Our video resource today was suggested by longtime Na/GloPoWriMo participant Elizabeth Boquet, of Oaks to Acorns. She and a fellow group of poets in Lausanne, Switzerland, have been engaging with the concept of meta-poems – which are poems about poems! In this video, the poets Al Fireis, Lily Applebaum, Dave Poplar, and Camara Brown discuss Emily Dickinson’s “We learned the Whole of Love.” You can find additional background and video discussions of other meta-poems here.
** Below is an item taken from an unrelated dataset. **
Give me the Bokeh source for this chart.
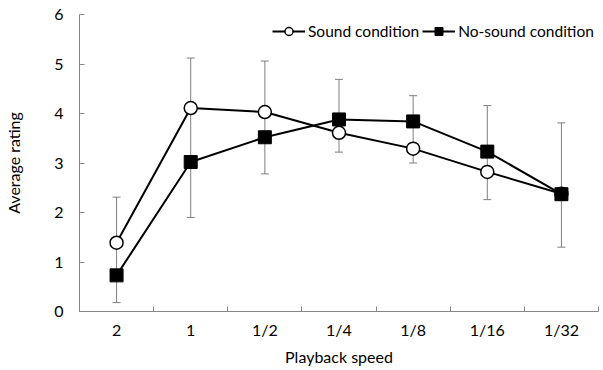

And now for our daily (optional) prompt. As you may have guessed, today I’d like to challenge you to try your hand at a meta-poem of your own. If you’re having trouble coming up with a poem about poetry, and would like to take a look at a few examples, you might check out the Wallace Stevens and Harryette Mullens poems featured in the article about metapoetry linked above, or perhaps Archibald MacLeish’s “Ars Poetica” or Kendel Hippolyte’s “Advice to a Young Poet.”
A meta-poem about poetry, poets and readers
Not everyone’s cup of tea
This assortment of words, called poetry
That says so much, with so little said
Requires a connoisseur to be enjoyed and read
A peek into a poet’s soul it gives; his perceptions;
Thoughts, beliefs and his emotions
Etched out in succinct verses-
At times it inspires, at times it nurses
Sometimes conceived in unforgiving wrath and sometimes in deep sorrow;
Sometimes in the hope of a better ‘morrow
At times in amazement or in ecstasy
Or an elementary wish, to spin a Utopian world of fallacy
Then into blank pages a poet must dive
For poetry an elixir, that keeps a poet alive
P.S. I’m not sure if I did the meta-poem right. So if it isn’t, would be glad to have your guidance.